Colfax—2018 was a transformational year for Colfax as the company announced an exit from the air and gas handling business while making a $3.1 billion acquisition of orthopedics manufacturer DJO Global, a maker of joint implants and rehabilitation products. The share price of Colfax declined 47% over the course of the year as worries about the increased debt load resulting from the DJO acquisition weighed on investors. We also have concerns about the level of leverage but remain positive as the company will use the sale price from the sale of its air and gas business to reduce debt. Furthermore, the non-cyclical nature of DJO Global’s markets allows the company to support higher leverage.
Greenbrier—The US-based freight car manufacturer fell 24% during 2018 on fears of the cyclical nature of the railcar business. The company has done well to mitigate cyclical concerns through international diversification. The company’s European, Saudi Arabian, and South American segments continue to experience strong growth as 30% of railcar orders for 2018 were international orders. With no net debt and a substantial backlog of orders we believe near-term cyclical concerns are overblown.

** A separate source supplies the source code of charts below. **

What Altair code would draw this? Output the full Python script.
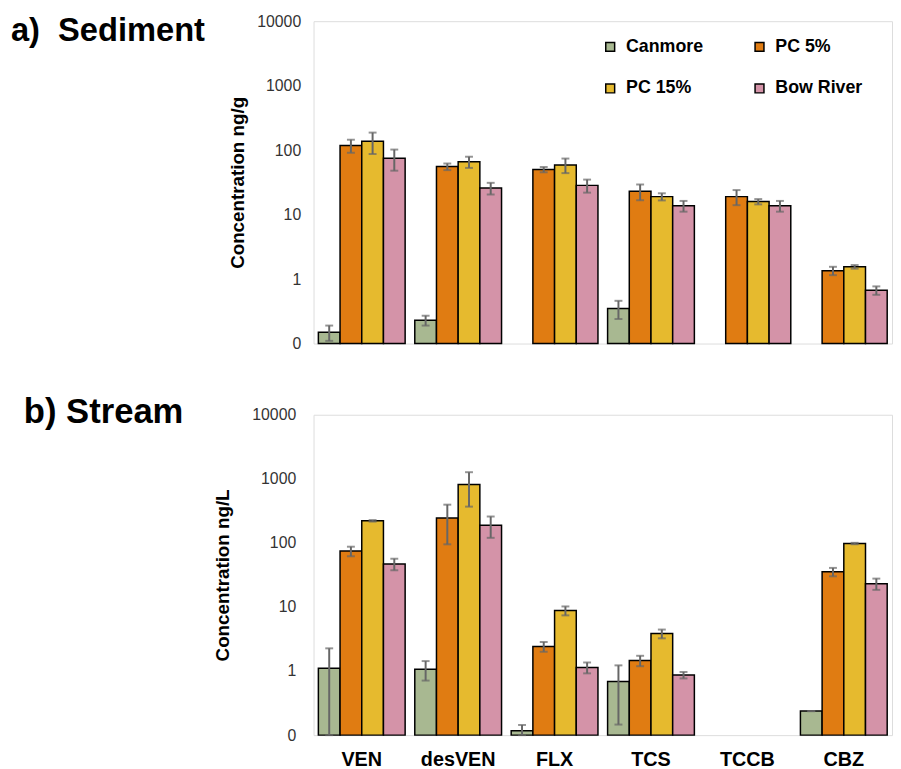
import altair as alt
import pandas as pd

compounds = ["VEN", "desVEN", "FLX", "TCS", "TCCB", "CBZ"]
sites = ["Canmore", "PC 5%", "PC 15%", "Bow River"]
colors = ["#A8B891", "#E07C12", "#E6BA2E", "#D493A8"]

# a) Sediment, ng/g (mean and error per site, per compound)
sed_canmore = [0.15, 0.23, None, 0.35, None, None]
sed_canmore_err = [0.04, 0.04, None, 0.11, None, None]
sed_pc5 = [118, 55.5, 50, 23, 19, 1.35]
sed_pc5_err = [27, 6.5, 4.7, 6.3, 5, 0.2]
sed_pc15 = [137, 66, 59, 19, 15.9, 1.55]
sed_pc15_err = [50, 13, 15, 2.4, 1.5, 0.1]
sed_bow = [75, 25.8, 28.4, 13.7, 13.7, 0.67]
sed_bow_err = [27, 5.3, 6.5, 2.6, 2.6, 0.1]

# b) Stream, ng/L
str_canmore = [1.11, 1.07, 0.117, 0.686, None, 0.237]
str_canmore_err = [1.15, 0.36, 0.027, 0.54, None, 0]
str_pc5 = [74.5, 245, 2.42, 1.46, None, 35.4]
str_pc5_err = [12.7, 150, 0.42, 0.27, None, 5.3]
str_pc15 = [221, 818, 8.79, 3.84, None, 97.7]
str_pc15_err = [6, 450, 1.4, 0.6, None, 2.5]
str_bow = [47, 189, 1.14, 0.867, None, 23.1]
str_bow_err = [9.6, 69, 0.22, 0.1, None, 4.6]

y_ticks = [0.1, 1, 10, 100, 1000, 10000]

FONT = "Liberation Sans"


def long_table(vals, errs):
    rows = []
    for site, v_list, e_list in zip(sites, vals, errs):
        for comp, v, e in zip(compounds, v_list, e_list):
            rows.append({"compound": comp, "site": site, "value": v, "err": e})
    return pd.DataFrame(rows)


sed_df = long_table([sed_canmore, sed_pc5, sed_pc15, sed_bow],
                    [sed_canmore_err, sed_pc5_err, sed_pc15_err, sed_bow_err])
str_df = long_table([str_canmore, str_pc5, str_pc15, str_bow],
                    [str_canmore_err, str_pc5_err, str_pc15_err, str_bow_err])


def panel(df, ytitle, label, label_x, label_y, label_size, show_x, legend, width, height,
          label_pad, title_pad):
    base = alt.Chart(df).transform_filter("isValid(datum.value)").transform_calculate(
        base="0.1",
        lo="max(datum.value - datum.err, 0.1)",
        hi="datum.value + datum.err",
    )
    if show_x:
        xaxis = alt.Axis(title=None, labelFont=FONT, labelFontSize=20, labelFontWeight="bold",
                         labelColor="black", ticks=False, domain=False, labelPadding=15,
                         labelAngle=0)
    else:
        xaxis = None
    x = alt.X("compound:N", scale=alt.Scale(domain=compounds, paddingInner=0.1, paddingOuter=0.05),
              axis=xaxis)
    xo = alt.XOffset("site:N", scale=alt.Scale(domain=sites))
    yscale = alt.Scale(type="log", domain=[0.1, 10000])
    y = alt.Y("value:Q", scale=yscale, title=ytitle,
              axis=alt.Axis(values=y_ticks,
                            labelExpr="datum.value < 0.5 ? '0' : format(datum.value, 'd')",
                            ticks=False, grid=False, domain=False,
                            labelFont=FONT, labelFontSize=16, labelColor="#333333",
                            labelPadding=label_pad, titleFont=FONT, titleFontSize=19,
                            titleFontWeight="bold", titleColor="black", titlePadding=title_pad))
    bars = base.mark_bar(stroke="black", strokeWidth=1.5).encode(
        x=x, xOffset=xo, y=y, y2="base:Q",
        color=alt.Color("site:N", scale=alt.Scale(domain=sites, range=colors), legend=legend),
    )
    rules = base.mark_rule(color="#666666", strokeWidth=2).encode(
        x=x, xOffset=xo, y=alt.Y("lo:Q", scale=yscale), y2="hi:Q")
    cap_hi = base.mark_tick(color="#666666", thickness=2, size=8).encode(
        x=x, xOffset=xo, y=alt.Y("hi:Q", scale=yscale))
    cap_lo = base.mark_tick(color="#666666", thickness=2, size=8).encode(
        x=x, xOffset=xo, y=alt.Y("lo:Q", scale=yscale))
    txt = alt.Chart(alt.Data(values=[{"t": label}])).mark_text(
        align="left", baseline="middle", font=FONT, fontSize=label_size, fontWeight="bold",
        color="black"
    ).encode(text="t:N", x=alt.value(label_x), y=alt.value(label_y))
    return alt.layer(bars, rules, cap_hi, cap_lo, txt).properties(width=width, height=height)


legend_top = alt.Legend(orient="none", legendX=291, legendY=17, columns=2, columnPadding=47,
                        rowPadding=24, direction="horizontal", symbolType="square",
                        symbolSize=81, symbolStrokeColor="black", symbolStrokeWidth=1.5,
                        labelFont=FONT, labelFontSize=18, labelFontWeight="bold",
                        labelColor="black", labelOffset=7, title=None, padding=0)

top = panel(sed_df, "Concentration ng/g", "a)\u00a0\u00a0Sediment", -306, 10, 33, False,
            legend_top, 585, 326, 13, 9)
bottom = panel(str_df, "Concentration ng/L", "b) Stream", -293, -3, 35, True, None, 585, 324,
               18, 20)

chart = alt.vconcat(top, bottom, spacing=42).resolve_scale(
    color="independent"
).properties(
    padding={"left": 2, "top": 0, "right": 0, "bottom": 0}
).configure_view(stroke="black", strokeWidth=2).configure(background="white")

chart.save("out.html", embed_options={"renderer": "svg", "actions": False})
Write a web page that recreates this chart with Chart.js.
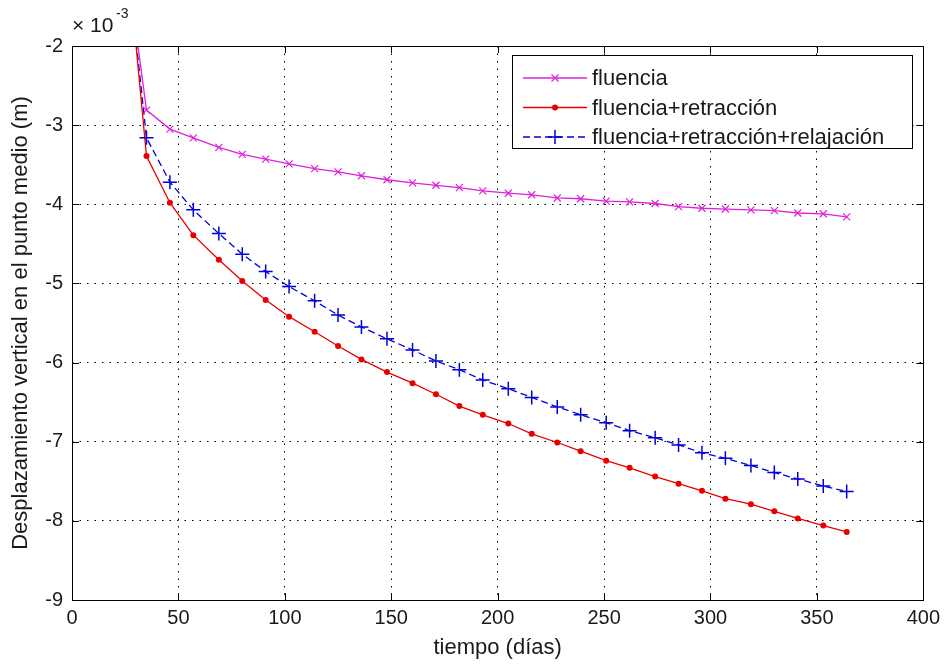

Prestige Brand Holdings—We had reduced our position over the past 12-24 months in this long-time holding on rising valuation concerns. As the stock fell by over 30% during the year, we took advantage of the decline by adding to our position in December. Prestige has a diversified portfolio of over-the -counter healthcare products. With recognized brands like BC/Goodys, Chloraseptic, Dramamine, and Compound W, among others, the company has been on an acquisition spree over the last decade, leaving the company with a higher debt-load than they typically carry. However, given the strong positions of their brands and their broad distribution strategy, we are confident that the shares offer an attractive investment opportunity at these lower prices.
In closing, we are pleased to report such strong relative results to our fellow shareholders. Our portfolio managers, independent board and employees are among the largest shareholders in the Queens Road Funds. We’re invested right alongside your clients.
Please contact us if you have any questions about our process or performance. John Bragg and I will have a booth at the Morningstar Investment Conference in Chicago in May. Please stop by to say hello and pick up a fresh jar of North Carolina peanuts. We appreciate your investment in the Queens Road Funds and we look forward to serving you and your clients in the years ahead. ■
The thoughts expressed in this piece concerning recent market movements and future prospects for small company stocks are solely the opinion of Queens Road Funds at December 31, 2018, and, of course, historical market trends are not necessarily indicative of future market movements. Statements regarding the future prospects for particular securities held in the Funds’ portfolios and Queens Road Funds’ investment intentions with respect to those securities reflect the portfolio manager’s opinions as of December 31, 2018, and are subject to change at any time without notice. There can be no assurance that securities mentioned above will be included in any Queens Road Fund-managed portfolio in the future.
This material is not authorized for distribution unless preceded or accompanied by a current prospectus. The prospectus contains important information on the Fund’s investment objectives, risks, and charges and expenses. Please read the prospectus carefully before investing or sending money. The Fund invests primarily in small-cap stocks which may involve considerably more risk than investing in larger-cap stocks. (Please see “Primary Risks for Fund Investors” in the prospectus.) As of December 31, 2018, the Fund held a limited number of stocks, which may involve considerably more risk than a less concentrated portfolio because a decline in the value of any one of these stocks would cause the Fund’s overall value to decline to a greater degree.